→ Supplied data:
* * * * * * * * *

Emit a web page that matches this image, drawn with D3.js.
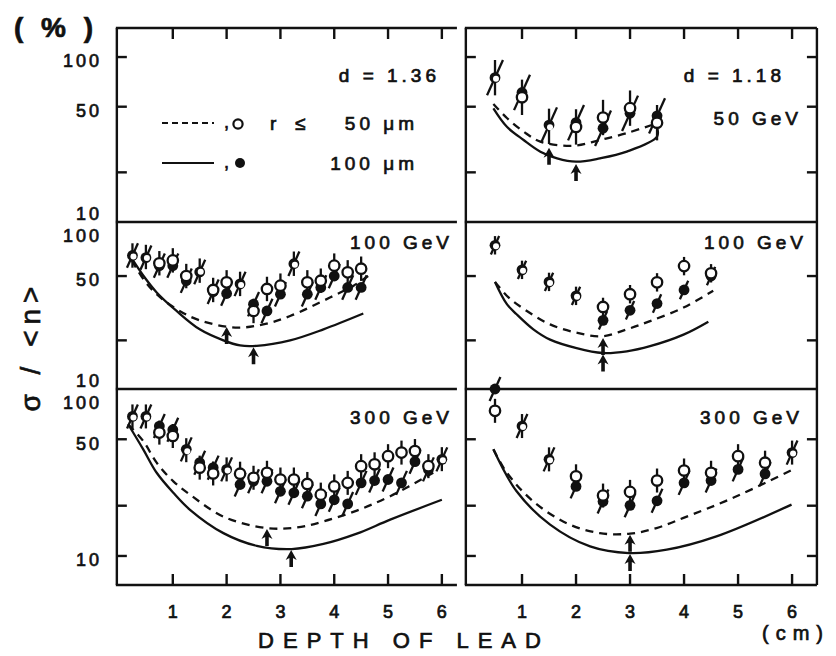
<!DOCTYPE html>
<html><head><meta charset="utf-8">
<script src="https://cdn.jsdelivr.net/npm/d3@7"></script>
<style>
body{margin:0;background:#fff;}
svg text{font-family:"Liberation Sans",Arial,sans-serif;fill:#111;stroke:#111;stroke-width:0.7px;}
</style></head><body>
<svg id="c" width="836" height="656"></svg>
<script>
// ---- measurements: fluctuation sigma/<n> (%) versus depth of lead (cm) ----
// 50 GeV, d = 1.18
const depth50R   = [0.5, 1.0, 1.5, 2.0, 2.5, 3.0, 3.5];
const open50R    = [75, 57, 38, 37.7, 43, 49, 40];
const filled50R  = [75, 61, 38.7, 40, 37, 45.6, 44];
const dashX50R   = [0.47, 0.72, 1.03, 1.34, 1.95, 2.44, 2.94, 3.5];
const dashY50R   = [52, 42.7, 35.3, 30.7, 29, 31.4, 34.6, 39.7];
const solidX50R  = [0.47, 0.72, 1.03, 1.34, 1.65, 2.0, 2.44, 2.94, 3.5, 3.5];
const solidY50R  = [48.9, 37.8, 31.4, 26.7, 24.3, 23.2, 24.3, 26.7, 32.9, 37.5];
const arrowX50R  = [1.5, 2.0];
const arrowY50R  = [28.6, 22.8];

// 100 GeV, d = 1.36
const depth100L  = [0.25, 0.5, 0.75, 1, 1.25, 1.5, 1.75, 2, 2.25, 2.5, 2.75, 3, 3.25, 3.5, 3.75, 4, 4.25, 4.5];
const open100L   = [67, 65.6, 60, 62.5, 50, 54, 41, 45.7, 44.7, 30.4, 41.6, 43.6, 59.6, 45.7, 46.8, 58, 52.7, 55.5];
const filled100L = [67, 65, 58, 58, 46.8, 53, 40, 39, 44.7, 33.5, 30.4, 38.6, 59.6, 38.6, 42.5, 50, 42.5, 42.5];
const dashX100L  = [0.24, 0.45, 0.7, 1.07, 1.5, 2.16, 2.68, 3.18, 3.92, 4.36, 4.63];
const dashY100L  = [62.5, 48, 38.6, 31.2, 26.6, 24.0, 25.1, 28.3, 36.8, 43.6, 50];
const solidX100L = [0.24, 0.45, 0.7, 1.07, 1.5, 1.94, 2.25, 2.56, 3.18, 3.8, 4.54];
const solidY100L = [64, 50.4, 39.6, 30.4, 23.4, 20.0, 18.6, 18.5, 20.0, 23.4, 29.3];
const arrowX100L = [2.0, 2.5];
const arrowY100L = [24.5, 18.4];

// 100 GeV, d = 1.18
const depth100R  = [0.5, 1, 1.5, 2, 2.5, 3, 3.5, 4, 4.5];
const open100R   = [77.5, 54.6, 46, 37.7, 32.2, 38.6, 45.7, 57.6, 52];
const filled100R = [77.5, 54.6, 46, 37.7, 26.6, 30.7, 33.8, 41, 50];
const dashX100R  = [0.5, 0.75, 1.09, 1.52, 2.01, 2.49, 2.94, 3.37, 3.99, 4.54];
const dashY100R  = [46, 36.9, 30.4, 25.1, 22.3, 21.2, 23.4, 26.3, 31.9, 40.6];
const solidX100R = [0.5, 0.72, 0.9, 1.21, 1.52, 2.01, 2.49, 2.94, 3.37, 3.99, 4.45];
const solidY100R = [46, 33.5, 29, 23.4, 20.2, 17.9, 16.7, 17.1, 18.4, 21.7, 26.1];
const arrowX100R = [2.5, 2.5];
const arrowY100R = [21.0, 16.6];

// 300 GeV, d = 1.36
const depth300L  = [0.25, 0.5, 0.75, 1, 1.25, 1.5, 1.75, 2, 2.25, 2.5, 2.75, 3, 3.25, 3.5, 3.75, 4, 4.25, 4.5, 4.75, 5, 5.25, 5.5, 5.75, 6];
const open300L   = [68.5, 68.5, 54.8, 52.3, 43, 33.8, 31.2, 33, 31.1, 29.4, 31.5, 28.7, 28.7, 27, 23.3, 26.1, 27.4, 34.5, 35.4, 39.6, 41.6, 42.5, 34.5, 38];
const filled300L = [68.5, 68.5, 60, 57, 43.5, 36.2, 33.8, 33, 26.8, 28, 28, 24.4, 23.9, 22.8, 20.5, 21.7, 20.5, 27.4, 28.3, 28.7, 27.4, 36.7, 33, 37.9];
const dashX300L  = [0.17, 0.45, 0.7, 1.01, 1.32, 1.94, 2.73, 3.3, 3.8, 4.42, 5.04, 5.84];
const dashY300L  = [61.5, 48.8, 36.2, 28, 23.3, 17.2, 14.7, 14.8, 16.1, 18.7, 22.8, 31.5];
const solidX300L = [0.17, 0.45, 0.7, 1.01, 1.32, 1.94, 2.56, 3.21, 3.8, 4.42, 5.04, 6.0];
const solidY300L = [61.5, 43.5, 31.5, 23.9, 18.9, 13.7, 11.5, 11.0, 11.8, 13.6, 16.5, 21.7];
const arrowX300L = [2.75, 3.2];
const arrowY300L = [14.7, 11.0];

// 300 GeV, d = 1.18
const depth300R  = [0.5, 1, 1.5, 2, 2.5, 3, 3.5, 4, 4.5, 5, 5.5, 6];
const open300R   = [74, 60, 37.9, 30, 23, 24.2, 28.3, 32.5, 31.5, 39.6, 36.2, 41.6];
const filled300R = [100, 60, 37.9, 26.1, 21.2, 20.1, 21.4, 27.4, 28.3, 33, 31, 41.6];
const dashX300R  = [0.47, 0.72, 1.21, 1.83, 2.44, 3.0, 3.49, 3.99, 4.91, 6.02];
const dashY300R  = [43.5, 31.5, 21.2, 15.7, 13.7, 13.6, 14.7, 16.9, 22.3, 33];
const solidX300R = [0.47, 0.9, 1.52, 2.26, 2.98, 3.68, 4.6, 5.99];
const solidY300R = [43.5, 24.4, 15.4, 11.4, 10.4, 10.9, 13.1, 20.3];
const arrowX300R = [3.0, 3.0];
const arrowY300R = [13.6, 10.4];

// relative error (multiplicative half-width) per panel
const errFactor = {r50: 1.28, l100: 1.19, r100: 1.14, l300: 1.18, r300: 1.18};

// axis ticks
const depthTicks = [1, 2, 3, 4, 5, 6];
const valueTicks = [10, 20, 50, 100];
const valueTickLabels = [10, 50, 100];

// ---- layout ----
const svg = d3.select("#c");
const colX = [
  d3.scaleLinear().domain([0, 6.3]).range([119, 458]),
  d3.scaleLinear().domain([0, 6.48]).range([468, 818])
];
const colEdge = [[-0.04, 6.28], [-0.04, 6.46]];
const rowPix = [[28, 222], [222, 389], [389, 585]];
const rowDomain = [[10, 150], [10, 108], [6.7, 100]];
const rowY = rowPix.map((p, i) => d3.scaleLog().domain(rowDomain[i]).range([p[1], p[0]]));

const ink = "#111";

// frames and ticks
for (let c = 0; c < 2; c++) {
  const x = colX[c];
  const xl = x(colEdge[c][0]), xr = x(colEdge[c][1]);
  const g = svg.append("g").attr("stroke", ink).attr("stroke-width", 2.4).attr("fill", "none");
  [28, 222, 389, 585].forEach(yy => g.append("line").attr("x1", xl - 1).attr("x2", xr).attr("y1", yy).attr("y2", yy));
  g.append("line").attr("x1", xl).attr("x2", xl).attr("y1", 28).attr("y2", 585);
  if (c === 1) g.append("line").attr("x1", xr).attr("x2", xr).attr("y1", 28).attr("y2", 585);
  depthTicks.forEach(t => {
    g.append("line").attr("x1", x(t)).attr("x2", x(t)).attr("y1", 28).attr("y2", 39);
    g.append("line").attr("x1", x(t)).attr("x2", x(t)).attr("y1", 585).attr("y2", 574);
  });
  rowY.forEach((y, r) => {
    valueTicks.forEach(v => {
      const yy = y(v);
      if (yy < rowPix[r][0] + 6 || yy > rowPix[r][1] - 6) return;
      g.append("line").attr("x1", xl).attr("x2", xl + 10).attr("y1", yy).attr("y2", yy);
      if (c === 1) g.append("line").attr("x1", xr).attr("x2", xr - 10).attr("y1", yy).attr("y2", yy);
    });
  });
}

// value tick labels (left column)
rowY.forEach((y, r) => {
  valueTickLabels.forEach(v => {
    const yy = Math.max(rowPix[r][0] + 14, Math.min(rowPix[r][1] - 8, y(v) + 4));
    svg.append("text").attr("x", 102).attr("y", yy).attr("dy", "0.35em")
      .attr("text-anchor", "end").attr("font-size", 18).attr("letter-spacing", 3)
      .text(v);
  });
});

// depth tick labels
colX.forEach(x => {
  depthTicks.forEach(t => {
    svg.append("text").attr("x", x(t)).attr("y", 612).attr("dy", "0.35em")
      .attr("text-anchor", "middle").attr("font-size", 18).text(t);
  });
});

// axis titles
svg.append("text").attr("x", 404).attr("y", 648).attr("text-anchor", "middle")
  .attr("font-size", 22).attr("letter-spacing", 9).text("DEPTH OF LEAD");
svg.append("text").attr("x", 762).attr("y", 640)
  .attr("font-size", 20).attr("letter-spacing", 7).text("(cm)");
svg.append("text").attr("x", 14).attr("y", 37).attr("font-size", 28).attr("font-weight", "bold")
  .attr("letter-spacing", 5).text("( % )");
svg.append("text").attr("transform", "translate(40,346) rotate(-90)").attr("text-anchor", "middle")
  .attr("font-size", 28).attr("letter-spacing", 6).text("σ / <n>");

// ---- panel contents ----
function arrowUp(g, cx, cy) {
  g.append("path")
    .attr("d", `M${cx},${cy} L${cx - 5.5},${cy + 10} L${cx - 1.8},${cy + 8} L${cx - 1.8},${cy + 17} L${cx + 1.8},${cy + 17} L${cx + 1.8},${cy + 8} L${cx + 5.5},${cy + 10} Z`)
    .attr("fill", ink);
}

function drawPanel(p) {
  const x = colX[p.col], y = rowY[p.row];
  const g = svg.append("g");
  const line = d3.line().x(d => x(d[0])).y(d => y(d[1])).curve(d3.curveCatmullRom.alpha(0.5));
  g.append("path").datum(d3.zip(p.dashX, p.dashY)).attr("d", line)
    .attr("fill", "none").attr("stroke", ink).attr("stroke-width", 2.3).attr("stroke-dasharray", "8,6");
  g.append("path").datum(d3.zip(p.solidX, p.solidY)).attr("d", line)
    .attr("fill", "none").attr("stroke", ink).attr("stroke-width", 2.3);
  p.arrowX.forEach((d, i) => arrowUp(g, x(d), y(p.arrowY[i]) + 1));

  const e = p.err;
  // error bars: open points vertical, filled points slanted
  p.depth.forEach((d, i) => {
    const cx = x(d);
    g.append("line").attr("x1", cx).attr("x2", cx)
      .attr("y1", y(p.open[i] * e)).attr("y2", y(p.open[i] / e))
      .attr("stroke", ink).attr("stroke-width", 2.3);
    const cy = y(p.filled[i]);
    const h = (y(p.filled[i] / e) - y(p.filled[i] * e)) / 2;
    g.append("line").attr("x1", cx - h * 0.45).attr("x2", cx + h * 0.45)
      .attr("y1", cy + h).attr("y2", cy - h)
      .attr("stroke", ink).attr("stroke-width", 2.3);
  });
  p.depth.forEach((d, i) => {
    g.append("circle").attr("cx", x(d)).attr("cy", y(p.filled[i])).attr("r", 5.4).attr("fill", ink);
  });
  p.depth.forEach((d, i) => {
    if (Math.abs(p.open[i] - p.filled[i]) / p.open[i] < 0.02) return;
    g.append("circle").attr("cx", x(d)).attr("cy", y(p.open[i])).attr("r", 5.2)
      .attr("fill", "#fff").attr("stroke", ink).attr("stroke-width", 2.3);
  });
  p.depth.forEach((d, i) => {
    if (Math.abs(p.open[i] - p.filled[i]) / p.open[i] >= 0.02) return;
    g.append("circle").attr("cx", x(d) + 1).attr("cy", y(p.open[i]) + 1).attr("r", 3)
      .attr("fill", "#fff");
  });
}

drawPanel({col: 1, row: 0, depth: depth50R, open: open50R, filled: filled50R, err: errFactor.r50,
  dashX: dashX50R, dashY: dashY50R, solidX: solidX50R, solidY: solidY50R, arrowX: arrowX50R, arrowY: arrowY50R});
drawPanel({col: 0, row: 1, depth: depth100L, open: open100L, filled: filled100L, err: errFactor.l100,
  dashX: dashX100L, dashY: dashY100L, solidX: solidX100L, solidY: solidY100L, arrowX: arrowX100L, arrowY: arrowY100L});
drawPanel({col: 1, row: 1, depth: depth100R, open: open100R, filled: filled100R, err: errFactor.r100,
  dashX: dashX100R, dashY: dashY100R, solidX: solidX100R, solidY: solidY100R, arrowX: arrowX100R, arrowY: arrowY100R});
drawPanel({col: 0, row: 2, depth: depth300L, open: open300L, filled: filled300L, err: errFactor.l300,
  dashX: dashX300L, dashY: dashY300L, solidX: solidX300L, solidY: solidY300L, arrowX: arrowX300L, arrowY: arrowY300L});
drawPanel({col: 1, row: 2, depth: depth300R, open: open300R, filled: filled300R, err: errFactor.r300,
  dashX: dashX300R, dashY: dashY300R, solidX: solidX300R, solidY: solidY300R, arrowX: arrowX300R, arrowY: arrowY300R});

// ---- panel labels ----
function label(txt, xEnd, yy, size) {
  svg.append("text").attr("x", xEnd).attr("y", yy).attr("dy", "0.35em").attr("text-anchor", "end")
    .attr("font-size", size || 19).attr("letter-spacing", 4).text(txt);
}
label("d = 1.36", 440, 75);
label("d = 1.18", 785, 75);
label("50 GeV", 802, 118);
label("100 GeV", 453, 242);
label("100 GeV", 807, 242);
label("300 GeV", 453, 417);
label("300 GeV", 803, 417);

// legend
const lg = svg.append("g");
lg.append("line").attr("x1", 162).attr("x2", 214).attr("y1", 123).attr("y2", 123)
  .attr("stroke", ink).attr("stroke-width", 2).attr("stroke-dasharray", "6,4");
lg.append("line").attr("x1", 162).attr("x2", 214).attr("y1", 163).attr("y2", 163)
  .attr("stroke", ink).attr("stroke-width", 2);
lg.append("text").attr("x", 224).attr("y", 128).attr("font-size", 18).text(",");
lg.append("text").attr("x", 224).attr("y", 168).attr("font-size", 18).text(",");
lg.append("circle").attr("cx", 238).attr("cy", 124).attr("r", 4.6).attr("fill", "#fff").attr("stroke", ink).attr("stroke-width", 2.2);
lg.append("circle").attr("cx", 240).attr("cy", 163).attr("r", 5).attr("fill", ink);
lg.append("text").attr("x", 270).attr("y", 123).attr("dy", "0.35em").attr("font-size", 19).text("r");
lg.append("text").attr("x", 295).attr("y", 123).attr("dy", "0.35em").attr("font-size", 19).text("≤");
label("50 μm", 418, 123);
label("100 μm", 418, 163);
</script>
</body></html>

* * * * * * * * *

The lines from the top of the data above through the one holding "const arrowY100L = [24.5, 18.4];" are to be repeated exactly, and only those, with no pictures.

Emit a web page that matches this image, drawn with D3.js.
<!DOCTYPE html>
<html><head><meta charset="utf-8">
<script src="https://cdn.jsdelivr.net/npm/d3@7"></script>
<style>
body{margin:0;background:#fff;}
svg text{font-family:"Liberation Sans",Arial,sans-serif;fill:#111;stroke:#111;stroke-width:0.7px;}
</style></head><body>
<svg id="c" width="836" height="656"></svg>
<script>
// ---- measurements: fluctuation sigma/<n> (%) versus depth of lead (cm) ----
// 50 GeV, d = 1.18
const depth50R   = [0.5, 1.0, 1.5, 2.0, 2.5, 3.0, 3.5];
const open50R    = [75, 57, 38, 37.7, 43, 49, 40];
const filled50R  = [75, 61, 38.7, 40, 37, 45.6, 44];
const dashX50R   = [0.47, 0.72, 1.03, 1.34, 1.95, 2.44, 2.94, 3.5];
const dashY50R   = [52, 42.7, 35.3, 30.7, 29, 31.4, 34.6, 39.7];
const solidX50R  = [0.47, 0.72, 1.03, 1.34, 1.65, 2.0, 2.44, 2.94, 3.5, 3.5];
const solidY50R  = [48.9, 37.8, 31.4, 26.7, 24.3, 23.2, 24.3, 26.7, 32.9, 37.5];
const arrowX50R  = [1.5, 2.0];
const arrowY50R  = [28.6, 22.8];

// 100 GeV, d = 1.36
const depth100L  = [0.25, 0.5, 0.75, 1, 1.25, 1.5, 1.75, 2, 2.25, 2.5, 2.75, 3, 3.25, 3.5, 3.75, 4, 4.25, 4.5];
const open100L   = [67, 65.6, 60, 62.5, 50, 54, 41, 45.7, 44.7, 30.4, 41.6, 43.6, 59.6, 45.7, 46.8, 58, 52.7, 55.5];
const filled100L = [67, 65, 58, 58, 46.8, 53, 40, 39, 44.7, 33.5, 30.4, 38.6, 59.6, 38.6, 42.5, 50, 42.5, 42.5];
const dashX100L  = [0.24, 0.45, 0.7, 1.07, 1.5, 2.16, 2.68, 3.18, 3.92, 4.36, 4.63];
const dashY100L  = [62.5, 48, 38.6, 31.2, 26.6, 24.0, 25.1, 28.3, 36.8, 43.6, 50];
const solidX100L = [0.24, 0.45, 0.7, 1.07, 1.5, 1.94, 2.25, 2.56, 3.18, 3.8, 4.54];
const solidY100L = [64, 50.4, 39.6, 30.4, 23.4, 20.0, 18.6, 18.5, 20.0, 23.4, 29.3];
const arrowX100L = [2.0, 2.5];
const arrowY100L = [24.5, 18.4];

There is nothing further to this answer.